The White House is looking to use Columbia University’s $200 million settlement earlier this week as a template for how other schools can resolve their fights with the administration.
According to a Wall Street Journal report, the administration is in talks with Cornell, Duke, Northwestern, and Brown, with Harvard as the big fish that could yield the biggest payday for the White House.
Columbia’s deal has been called the first of its kind in higher education history, shifting the focus to the scores of other universities that have attracted Trump’s ire.
The deal didn’t just include a payout. Columbia also agreed to the appointment of an independent monitor who will determine if the school is abiding by the agreement, which includes provisions related to admissions, faculty hiring, and antisemitism on campus.
Trump celebrated the Columbia deal with a Truth Social post on Wednesday night, praising it as a “historic agreement.”
Harvard has sued the administration in federal court in an attempt to claw back some of the $2.2 billion in federal grants for research that were cancelled by the administration.
In a hearing on Wednesday in that case, a federal judge appeared to doubt the government’s rationale for holding Harvard’s federal funding hostage.

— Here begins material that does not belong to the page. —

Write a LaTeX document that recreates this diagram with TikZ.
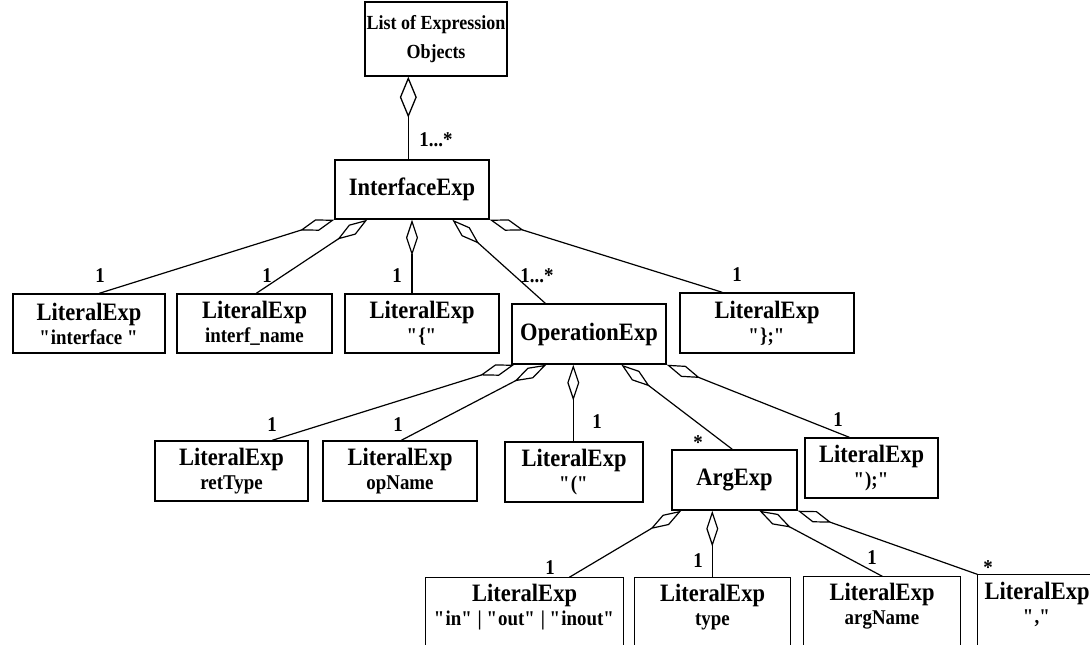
\documentclass[tikz,border=0pt]{standalone}
\usepackage{fontspec}
\setmainfont{Liberation Serif}[FakeStretch=0.9]
\usetikzlibrary{arrows.meta,calc}

% 1 unit = 1pt, y grows downwards
\tikzset{
  cls/.style={draw, line width=1.4pt, inner sep=0pt, align=center,
    font=\bfseries\fontsize{25}{24}\selectfont},
  txt/.style={cls, draw=none},
  agg/.style={line width=1.2pt,
    {Diamond[open, length=36pt, width=12pt, line width=1.2pt]}-},
  aggbig/.style={line width=1.3pt,
    {Diamond[open, length=41pt, width=17pt, line width=1.3pt]}-},
  mult/.style={inner sep=0pt, font=\bfseries\fontsize{21}{21}\selectfont},
  openbox/.style={line width=1.4pt},
}
\newcommand\valline[1]{\\\fontsize{21}{24}\selectfont #1}
\newcommand\q{\textquotedbl}

\begin{document}
\begin{tikzpicture}[x=1pt, y=-1pt]
\clip (0,0) rectangle (1090,645);

% ---- classes ----
\node[cls, minimum width=142pt, minimum height=74pt,
      font=\bfseries\fontsize{20}{29}\selectfont] (top) at (436,39)
      {List of Expression\\Objects};
\node[cls, minimum width=154pt, minimum height=59pt] (ie) at (412,189.5) {InterfaceExp};

\node[cls, minimum width=152pt, minimum height=59pt] (a) at (89,323.5)
      {LiteralExp\valline{\q interface \q}};
\node[cls, minimum width=155pt, minimum height=59pt] (b) at (254.5,323.5)
      {LiteralExp\valline{interf\_name}};
\node[cls, minimum width=154pt, minimum height=59pt] (c) at (422,323.5)
      {LiteralExp\valline{\q\{\q}};
\node[cls, minimum width=154pt, minimum height=60pt] (op) at (589,334) {OperationExp};
\node[cls, minimum width=174pt, minimum height=60pt] (d) at (767,323)
      {LiteralExp\valline{\q\};\q}};

\node[cls, minimum width=153pt, minimum height=60pt] (e) at (231.5,471)
      {LiteralExp\valline{retType}};
\node[cls, minimum width=154pt, minimum height=60pt] (f) at (400,471)
      {LiteralExp\valline{opName}};
\node[cls, minimum width=138pt, minimum height=60pt] (g) at (574,472)
      {LiteralExp\valline{\q(\q}};
\node[cls, minimum width=125pt, minimum height=60pt] (arg) at (734.5,480) {ArgExp};
\node[cls, minimum width=133pt, minimum height=60pt] (h) at (871.5,468)
      {LiteralExp\valline{\q);\q}};

% bottom row: boxes run past the lower edge
\node[txt, minimum width=197pt, minimum height=58pt] (i) at (524.5,607)
      {LiteralExp\valline{\q in\q{} | \q out\q{} | \q inout\q}};
\node[txt, minimum width=155pt, minimum height=58pt] (j) at (712.5,607)
      {LiteralExp\valline{type}};
\node[txt, minimum width=156pt, minimum height=58pt] (k) at (882,606)
      {LiteralExp\valline{argName}};
\node[txt, minimum width=118pt, minimum height=58pt] (l) at (1037,604)
      {LiteralExp\valline{\q,\q}};
\foreach \n in {i,j,k,l}
  \draw[openbox] (\n.north west) rectangle ($(\n.south east)+(0,40)$);

% ---- aggregations ----
\coordinate (t0) at ($(top.south west)+(44,0)$);
\draw[aggbig] (t0) -- (t0 |- ie.north);

\draw[agg] (ie.south west) -- ($(a.north west)+(87,0)$);
\draw[agg] ($(ie.south west)+(33,0)$) -- ($(b.north west)+(80,0)$);
\draw[agg] (ie.south) -- (ie.south |- c.north);
\draw[agg] ($(ie.south west)+(118,0)$) -- ($(op.north west)+(34,0)$);
\draw[agg] (ie.south east) -- ($(d.north west)+(43,0)$);

\coordinate (o3) at ($(op.south west)+(62,0)$);
\draw[agg] ($(op.south west)+(3,0)$) -- ($(e.north west)+(118,0)$);
\draw[agg] ($(op.south west)+(35,0)$) -- ($(f.north west)+(79,0)$);
\draw[agg] (o3) -- (o3 |- g.north);
\draw[agg] ($(op.south west)+(110,0)$) -- ($(arg.north west)+(61,0)$);
\draw[agg] (op.south east) -- ($(h.north west)+(45,0)$);

\coordinate (a2) at ($(arg.south west)+(41,0)$);
\draw[agg] ($(arg.south west)+(10,0)$) -- ($(i.north west)+(144,0)$);
\draw[agg] (a2) -- (a2 |- j.north);
\draw[agg] ($(arg.south west)+(88,0)$) -- ($(k.north west)+(79,0)$);
\draw[agg] (arg.south east) -- (l.north west);

% ---- multiplicities ----
\node[mult] (m0) at (436,140) {1...*};
\node[mult] (m1) at (100,276) {1};
\node[mult] (m2) at (267,276) {1};
\node[mult] (m3) at (397,276) {1};
\node[mult] (m4) at (537,276) {1...*};
\node[mult] (m5) at (737,275) {1};
\node[mult] (m6) at (272,425) {1};
\node[mult] (m7) at (398,425) {1};
\node[mult] (m8) at (597,422) {1};
\node[mult] (m9) at (698,443) {*};
\node[mult] (m10) at (838,420) {1};
\node[mult] (m11) at (550,568) {1};
\node[mult] (m12) at (698,561) {1};
\node[mult] (m13) at (872,558) {1};
\node[mult] (m14) at (988,568) {*};
\end{tikzpicture}
\end{document}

However, the White House hopes it could extract a payment from Harvard much larger than Columbia’s in exchange for restored access to federal funding.
A source familiar with the administration’s university negotiations told the Journal that the White House hopes to make Harvard broker a deal that would make the Columbia agreement “look like peanuts.”
A Harvard spokesperson and the White House did not respond to immediate requests for comment.